▶ [Required task] Find the line that contains "Give me the TikZ source for this diagram.". Output it and every line after it to the end of the records, exactly as they appear.

▶ [Information supplied]
▬▬▬▬▬▬▬▬▬▬

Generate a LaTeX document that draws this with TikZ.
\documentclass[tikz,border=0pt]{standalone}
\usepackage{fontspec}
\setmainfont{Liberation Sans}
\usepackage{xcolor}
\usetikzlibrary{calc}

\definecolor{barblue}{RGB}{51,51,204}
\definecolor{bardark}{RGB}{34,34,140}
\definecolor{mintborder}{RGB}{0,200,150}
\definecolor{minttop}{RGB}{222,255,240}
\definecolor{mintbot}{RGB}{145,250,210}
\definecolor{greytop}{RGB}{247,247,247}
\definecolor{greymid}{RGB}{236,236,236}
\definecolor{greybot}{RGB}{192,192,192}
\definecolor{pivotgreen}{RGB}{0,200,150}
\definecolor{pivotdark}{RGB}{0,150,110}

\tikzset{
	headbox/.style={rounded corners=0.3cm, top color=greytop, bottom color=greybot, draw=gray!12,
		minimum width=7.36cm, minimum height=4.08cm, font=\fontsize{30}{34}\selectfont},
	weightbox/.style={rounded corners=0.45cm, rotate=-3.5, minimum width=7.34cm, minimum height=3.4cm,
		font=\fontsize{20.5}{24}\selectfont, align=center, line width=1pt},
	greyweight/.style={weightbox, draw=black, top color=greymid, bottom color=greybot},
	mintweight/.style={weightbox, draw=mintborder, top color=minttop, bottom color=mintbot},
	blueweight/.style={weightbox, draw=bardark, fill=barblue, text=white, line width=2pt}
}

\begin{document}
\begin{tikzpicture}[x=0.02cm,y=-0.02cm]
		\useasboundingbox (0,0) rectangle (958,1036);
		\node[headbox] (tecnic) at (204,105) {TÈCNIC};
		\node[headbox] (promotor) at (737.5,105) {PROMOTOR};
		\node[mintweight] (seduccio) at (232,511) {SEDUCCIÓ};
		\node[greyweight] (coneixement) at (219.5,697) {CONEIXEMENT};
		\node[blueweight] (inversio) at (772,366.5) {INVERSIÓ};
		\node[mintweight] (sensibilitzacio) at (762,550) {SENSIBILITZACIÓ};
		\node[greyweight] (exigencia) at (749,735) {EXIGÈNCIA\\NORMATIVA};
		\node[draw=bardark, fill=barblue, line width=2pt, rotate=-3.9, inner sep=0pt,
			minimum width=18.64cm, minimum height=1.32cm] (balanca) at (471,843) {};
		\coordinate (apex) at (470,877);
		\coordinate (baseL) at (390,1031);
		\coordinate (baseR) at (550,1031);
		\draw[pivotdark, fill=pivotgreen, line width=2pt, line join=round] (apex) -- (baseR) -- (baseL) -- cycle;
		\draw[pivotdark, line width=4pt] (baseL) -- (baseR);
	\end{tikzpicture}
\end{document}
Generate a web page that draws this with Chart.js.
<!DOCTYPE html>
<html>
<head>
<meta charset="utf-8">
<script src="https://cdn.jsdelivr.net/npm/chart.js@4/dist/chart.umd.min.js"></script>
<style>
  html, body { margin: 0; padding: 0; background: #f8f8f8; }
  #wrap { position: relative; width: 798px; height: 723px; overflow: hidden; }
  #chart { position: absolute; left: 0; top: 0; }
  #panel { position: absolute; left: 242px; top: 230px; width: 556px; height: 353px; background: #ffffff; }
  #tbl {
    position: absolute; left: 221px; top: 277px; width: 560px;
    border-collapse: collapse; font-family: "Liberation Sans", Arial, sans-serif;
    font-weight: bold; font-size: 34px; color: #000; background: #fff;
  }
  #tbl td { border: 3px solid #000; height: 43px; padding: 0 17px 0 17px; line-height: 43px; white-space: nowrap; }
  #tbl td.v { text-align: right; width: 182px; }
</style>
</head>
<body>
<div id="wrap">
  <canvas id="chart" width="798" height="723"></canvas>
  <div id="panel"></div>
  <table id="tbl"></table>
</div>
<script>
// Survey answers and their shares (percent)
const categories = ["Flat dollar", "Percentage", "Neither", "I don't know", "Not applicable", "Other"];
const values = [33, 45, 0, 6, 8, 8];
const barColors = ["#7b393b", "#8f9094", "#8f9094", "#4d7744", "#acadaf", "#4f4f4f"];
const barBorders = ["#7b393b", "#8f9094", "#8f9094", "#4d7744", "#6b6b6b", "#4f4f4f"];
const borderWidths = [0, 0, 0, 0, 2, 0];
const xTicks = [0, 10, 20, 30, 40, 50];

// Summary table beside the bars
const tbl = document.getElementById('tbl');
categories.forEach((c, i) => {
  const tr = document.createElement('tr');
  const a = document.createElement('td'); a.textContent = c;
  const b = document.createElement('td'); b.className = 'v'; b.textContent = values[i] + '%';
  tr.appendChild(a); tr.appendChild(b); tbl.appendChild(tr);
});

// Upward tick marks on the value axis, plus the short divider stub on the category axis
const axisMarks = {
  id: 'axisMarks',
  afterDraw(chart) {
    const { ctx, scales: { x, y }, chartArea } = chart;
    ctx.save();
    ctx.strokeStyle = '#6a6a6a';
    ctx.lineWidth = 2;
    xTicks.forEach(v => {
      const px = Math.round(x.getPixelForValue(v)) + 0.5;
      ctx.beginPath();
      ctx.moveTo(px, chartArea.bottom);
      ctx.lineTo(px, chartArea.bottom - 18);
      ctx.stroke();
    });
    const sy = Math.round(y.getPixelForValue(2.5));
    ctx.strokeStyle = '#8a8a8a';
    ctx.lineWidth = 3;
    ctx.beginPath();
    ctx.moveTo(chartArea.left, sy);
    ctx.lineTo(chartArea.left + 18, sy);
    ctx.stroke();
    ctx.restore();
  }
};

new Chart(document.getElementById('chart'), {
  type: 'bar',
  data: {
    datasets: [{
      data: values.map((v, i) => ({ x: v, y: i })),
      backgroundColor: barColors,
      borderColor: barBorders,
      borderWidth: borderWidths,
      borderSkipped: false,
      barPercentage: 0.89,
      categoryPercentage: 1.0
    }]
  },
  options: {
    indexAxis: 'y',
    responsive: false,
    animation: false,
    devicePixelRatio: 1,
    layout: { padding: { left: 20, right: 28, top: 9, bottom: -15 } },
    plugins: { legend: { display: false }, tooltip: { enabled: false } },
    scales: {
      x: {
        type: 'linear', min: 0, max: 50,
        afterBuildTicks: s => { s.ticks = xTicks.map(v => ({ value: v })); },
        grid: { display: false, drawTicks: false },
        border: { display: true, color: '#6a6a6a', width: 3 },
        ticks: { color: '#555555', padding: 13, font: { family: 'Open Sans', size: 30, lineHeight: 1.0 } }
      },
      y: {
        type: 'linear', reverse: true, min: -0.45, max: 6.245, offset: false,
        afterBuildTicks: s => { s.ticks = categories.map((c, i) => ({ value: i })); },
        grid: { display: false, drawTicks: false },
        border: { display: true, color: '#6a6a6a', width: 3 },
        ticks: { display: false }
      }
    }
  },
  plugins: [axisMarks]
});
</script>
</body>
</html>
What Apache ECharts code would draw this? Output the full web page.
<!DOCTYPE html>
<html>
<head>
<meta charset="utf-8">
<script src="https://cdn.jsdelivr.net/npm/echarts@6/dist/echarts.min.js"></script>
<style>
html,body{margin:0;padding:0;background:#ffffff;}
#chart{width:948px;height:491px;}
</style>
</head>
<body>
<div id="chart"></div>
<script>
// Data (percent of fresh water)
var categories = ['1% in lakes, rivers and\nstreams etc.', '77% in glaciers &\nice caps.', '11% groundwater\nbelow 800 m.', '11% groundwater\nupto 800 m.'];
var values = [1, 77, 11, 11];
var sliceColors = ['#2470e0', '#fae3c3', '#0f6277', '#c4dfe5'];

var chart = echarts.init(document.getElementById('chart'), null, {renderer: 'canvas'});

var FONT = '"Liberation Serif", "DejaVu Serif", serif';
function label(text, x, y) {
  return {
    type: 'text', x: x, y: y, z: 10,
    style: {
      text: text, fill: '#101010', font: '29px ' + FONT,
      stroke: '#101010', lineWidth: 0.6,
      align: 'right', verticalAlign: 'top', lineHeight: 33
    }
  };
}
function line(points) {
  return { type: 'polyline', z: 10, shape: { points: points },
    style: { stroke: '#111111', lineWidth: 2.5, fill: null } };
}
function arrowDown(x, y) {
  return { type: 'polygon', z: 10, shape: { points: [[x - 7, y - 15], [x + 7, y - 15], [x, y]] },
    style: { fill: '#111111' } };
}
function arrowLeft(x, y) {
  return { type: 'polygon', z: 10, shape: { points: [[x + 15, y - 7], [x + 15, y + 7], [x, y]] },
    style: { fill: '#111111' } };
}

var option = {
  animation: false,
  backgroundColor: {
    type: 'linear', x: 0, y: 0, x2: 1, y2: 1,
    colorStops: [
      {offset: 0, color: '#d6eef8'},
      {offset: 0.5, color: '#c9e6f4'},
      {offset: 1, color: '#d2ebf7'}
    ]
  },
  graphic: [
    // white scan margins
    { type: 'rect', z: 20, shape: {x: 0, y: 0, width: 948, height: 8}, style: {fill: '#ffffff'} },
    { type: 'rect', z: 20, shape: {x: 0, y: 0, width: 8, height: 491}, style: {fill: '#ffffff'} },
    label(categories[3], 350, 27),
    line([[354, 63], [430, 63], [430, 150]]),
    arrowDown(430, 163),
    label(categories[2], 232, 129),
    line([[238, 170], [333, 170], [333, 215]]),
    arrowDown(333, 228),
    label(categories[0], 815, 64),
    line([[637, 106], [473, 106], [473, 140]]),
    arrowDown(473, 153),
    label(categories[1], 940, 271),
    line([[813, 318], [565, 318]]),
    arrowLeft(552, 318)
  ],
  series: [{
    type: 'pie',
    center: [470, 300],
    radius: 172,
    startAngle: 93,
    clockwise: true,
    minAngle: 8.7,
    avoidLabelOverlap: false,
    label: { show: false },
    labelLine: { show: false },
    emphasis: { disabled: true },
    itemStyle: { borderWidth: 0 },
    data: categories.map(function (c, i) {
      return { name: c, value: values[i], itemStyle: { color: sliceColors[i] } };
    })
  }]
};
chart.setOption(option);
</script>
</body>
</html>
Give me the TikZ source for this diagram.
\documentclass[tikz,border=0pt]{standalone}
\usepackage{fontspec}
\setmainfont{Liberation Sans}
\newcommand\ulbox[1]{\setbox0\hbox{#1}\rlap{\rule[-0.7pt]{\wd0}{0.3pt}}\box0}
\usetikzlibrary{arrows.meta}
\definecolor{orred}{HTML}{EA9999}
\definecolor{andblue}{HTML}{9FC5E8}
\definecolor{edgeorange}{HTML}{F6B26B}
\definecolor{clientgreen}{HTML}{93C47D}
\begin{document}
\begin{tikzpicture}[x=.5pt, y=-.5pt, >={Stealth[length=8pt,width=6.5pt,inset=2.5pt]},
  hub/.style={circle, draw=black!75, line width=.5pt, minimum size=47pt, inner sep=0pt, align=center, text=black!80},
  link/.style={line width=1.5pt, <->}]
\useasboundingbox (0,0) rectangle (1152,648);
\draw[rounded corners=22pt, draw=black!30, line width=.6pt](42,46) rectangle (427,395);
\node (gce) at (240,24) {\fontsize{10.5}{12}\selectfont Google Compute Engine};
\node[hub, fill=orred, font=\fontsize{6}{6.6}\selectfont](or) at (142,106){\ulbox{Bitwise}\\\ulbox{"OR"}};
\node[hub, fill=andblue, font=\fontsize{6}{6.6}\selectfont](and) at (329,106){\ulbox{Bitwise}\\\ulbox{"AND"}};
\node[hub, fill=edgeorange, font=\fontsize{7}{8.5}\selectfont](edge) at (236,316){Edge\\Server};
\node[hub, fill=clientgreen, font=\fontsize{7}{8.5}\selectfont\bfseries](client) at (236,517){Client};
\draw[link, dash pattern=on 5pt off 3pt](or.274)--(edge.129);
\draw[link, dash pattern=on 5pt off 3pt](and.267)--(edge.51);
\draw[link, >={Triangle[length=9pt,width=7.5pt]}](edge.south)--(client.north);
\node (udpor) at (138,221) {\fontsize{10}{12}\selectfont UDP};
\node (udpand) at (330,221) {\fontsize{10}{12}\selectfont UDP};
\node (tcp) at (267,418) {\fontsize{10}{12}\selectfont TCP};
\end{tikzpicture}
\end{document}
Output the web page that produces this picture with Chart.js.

▬▬▬▬▬▬▬▬▬▬

▶ [Exercise output]
Give me the TikZ source for this diagram.
\documentclass[tikz,border=0pt]{standalone}
\usepackage{fontspec}
\setmainfont{Liberation Sans}
\newcommand\ulbox[1]{\setbox0\hbox{#1}\rlap{\rule[-0.7pt]{\wd0}{0.3pt}}\box0}
\usetikzlibrary{arrows.meta}
\definecolor{orred}{HTML}{EA9999}
\definecolor{andblue}{HTML}{9FC5E8}
\definecolor{edgeorange}{HTML}{F6B26B}
\definecolor{clientgreen}{HTML}{93C47D}
\begin{document}
\begin{tikzpicture}[x=.5pt, y=-.5pt, >={Stealth[length=8pt,width=6.5pt,inset=2.5pt]},
  hub/.style={circle, draw=black!75, line width=.5pt, minimum size=47pt, inner sep=0pt, align=center, text=black!80},
  link/.style={line width=1.5pt, <->}]
\useasboundingbox (0,0) rectangle (1152,648);
\draw[rounded corners=22pt, draw=black!30, line width=.6pt](42,46) rectangle (427,395);
\node (gce) at (240,24) {\fontsize{10.5}{12}\selectfont Google Compute Engine};
\node[hub, fill=orred, font=\fontsize{6}{6.6}\selectfont](or) at (142,106){\ulbox{Bitwise}\\\ulbox{"OR"}};
\node[hub, fill=andblue, font=\fontsize{6}{6.6}\selectfont](and) at (329,106){\ulbox{Bitwise}\\\ulbox{"AND"}};
\node[hub, fill=edgeorange, font=\fontsize{7}{8.5}\selectfont](edge) at (236,316){Edge\\Server};
\node[hub, fill=clientgreen, font=\fontsize{7}{8.5}\selectfont\bfseries](client) at (236,517){Client};
\draw[link, dash pattern=on 5pt off 3pt](or.274)--(edge.129);
\draw[link, dash pattern=on 5pt off 3pt](and.267)--(edge.51);
\draw[link, >={Triangle[length=9pt,width=7.5pt]}](edge.south)--(client.north);
\node (udpor) at (138,221) {\fontsize{10}{12}\selectfont UDP};
\node (udpand) at (330,221) {\fontsize{10}{12}\selectfont UDP};
\node (tcp) at (267,418) {\fontsize{10}{12}\selectfont TCP};
\end{tikzpicture}
\end{document}
Output the web page that produces this picture with Chart.js.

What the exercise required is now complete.